Es geht in dieser Oper um Rache und die Tragödien, die unweigerlich folgen. Die Vorgeschichte: Der alte Graf Luna hatte eine Zigeunerin verbrennen lassen, aus Rache, weil sie angeblich einen seiner beiden Söhne krank gemacht habe. Die Zigeunerin forderte auf dem Weg zum Schafott von ihrer Tochter Rache. Die wollte einen der Söhne Lunas ebenso ins Feuer werfen, doch in ihrer Raserei ergriff sie ihren eigenen Sohn. Den entführten Grafensohn nahm sie statt seiner an. Diese Zigeunertochter Azucena beherrscht das Stück, in der Saarbrücker Inszenierung war sie durchgehend auf der Vorderbühne zu sehen, als Tramp mit Rucksack und Isomatte. Judith Braun war in dieser Rolle vorzüglich, und sie konnte die ganze Palette von Rachegesang bis zur zärtlichen Mutterliebe zum Ausdruck bringen, bewacht vom Bild ihrer Mutter, deren Gesicht lebensgroß auf die Leinwand projiziert wurde. Beide Grafensöhne, der eine als neuer Conte, der andere, Manrico, als Anführer einer Rebellengruppe, lieben später dieselbe Frau, Leonora, die sich im Herzen für Manrico, den Sohn der Zigeunerin entschieden hatte. Den Conte spielt Peter Schöne, auch sängerisch sehr überzeugend, der als eine Art lebendiges Standbild geschminkt und gekleidet war, während der lebendige, emotionale Manrico von Angelos Szamartzis verkörpert wurde, der sängerisch die wohl beste Leistung ablieferte – trotz kleiner Schwächen am Schluss. Es kommt später zum Kampf zwischen beiden, aus politischem und persönlichem Hintergrund, den Kampf um Leonora, die von Pauliina Linnosaari herzzerreißend interpretiert wurde. Erst ganz am Schluss, als Manrico hingerichtet wurde und Leonora Gift genommen hatte, um ihrer Liebe letzten Ausdruck zu geben, gesteht Azucena, dass die beiden Brüder waren.

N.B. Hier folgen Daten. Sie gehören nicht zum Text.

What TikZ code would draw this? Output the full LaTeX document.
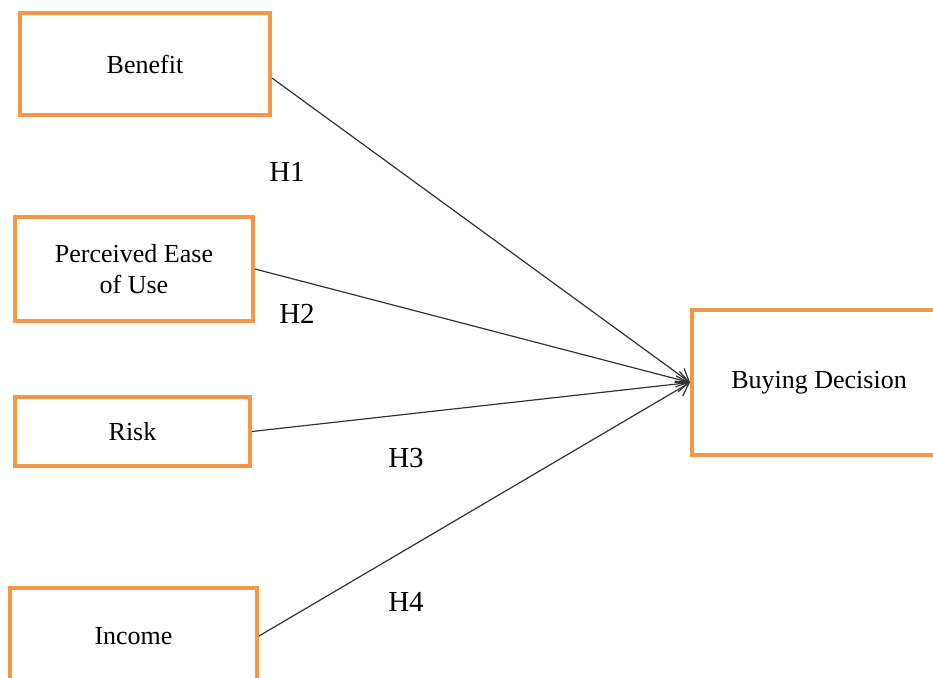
\documentclass[tikz,border=0pt]{standalone}
\usepackage{fontspec}
\setmainfont{Liberation Serif}
\usetikzlibrary{arrows.meta,positioning}
\definecolor{boxorange}{HTML}{F79646}
\definecolor{linegray}{HTML}{333333}

\begin{document}
\begin{tikzpicture}[x=0.5pt,y=-0.5pt,
  every node/.style={font=\fontsize{13}{15.5}\selectfont},
  varbox/.style={draw=boxorange, line width=2pt, fill=white, align=center, inner sep=0pt},
  hyp/.style={font=\fontsize{14.5}{17}\selectfont},
  path/.style={draw=linegray, line width=0.6pt, -{Straight Barb[length=6pt,width=8pt]}}]
  % Define frame
  \useasboundingbox (0,0) rectangle (933,677);
  \clip (0,0) rectangle (933,677);

  % Draw variable boxes
  \node[varbox, minimum width=125pt, minimum height=51pt] (benefit) at (145,64) {Benefit};
  \node[varbox, minimum width=119pt, minimum height=52pt] (ease) at (134,269) {Perceived Ease\\of Use};
  \node[varbox, minimum width=117.5pt, minimum height=34.5pt] (risk) at (132.5,431.5) {Risk};
  \node[varbox, minimum width=123.5pt, minimum height=48pt] (income) at (133.5,636) {Income};
  \node[varbox, minimum width=127pt, minimum height=72.5pt] (buying) at (819,382.5) {Buying Decision};

  % Hypothesis paths
  \draw[path] ([yshift=-7pt]benefit.east) -- (buying.west);
  \draw[path] (ease.east) -- (buying.west);
  \draw[path] (risk.east) -- (buying.west);
  \draw[path] (income.east) -- (buying.west);

  % Labels for hypotheses
  \node[hyp] (h1) at (287,172) {H1};
  \node[hyp] (h2) at (297,314) {H2};
  \node[hyp] (h3) at (406,458) {H3};
  \node[hyp] (h4) at (406,602) {H4};
\end{tikzpicture}
\end{document}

Das Bühnenbild von Julius Semmelmann ist schlagend. Die Kabinen der Sänger laufen auf der Drehbühne am Zuschauer vorbei, manchmal sind alle beleuchtet, und es wirkt wie ein Kaleidoskop. Später sind die Kabinen in abgedrehter Form die Gefängniszellen. Der aus Japan stammende Regisseur Tomo Sugao hat die Personenführung auf das Nötigste reduziert und damit die Handlung in den Köpfen der Zuschauer entstehen lassen. So konnte man sich ein ums andere Mal in den schönen Klängen Verdis fast verlieren. Der vorzügliche, junge Chor sang aus dem Off, in einem Probensaal und wurde per Lautsprecher auf die Bühne übertragen. Massenszenen deutet Sugao auf einer Unterbühne an, Szenen, die übrigens an Demonstrationszüge der Corona-Gegner erinnerten – hier aber waren alle mit Mundschutz ausgestattet.
Eine schlüssigere Form der Darbietung einer großen Oper unter Hygienevorschriften hätte man sich fast nicht vorstellen können. Es war ein Erlebnis, ein sinnliches, ein emotionales, das man ‚endlich wieder‘ einmal auf der großen Bühne erleben durfte mit raren und umso wertvolleren Einblicken in ein Musiktheater, dessen Arien wie „Lodern zum Himmel sehe ich die Flammen“ die Musikwelt schon immer begeistert haben. Sehr empfehlenswert.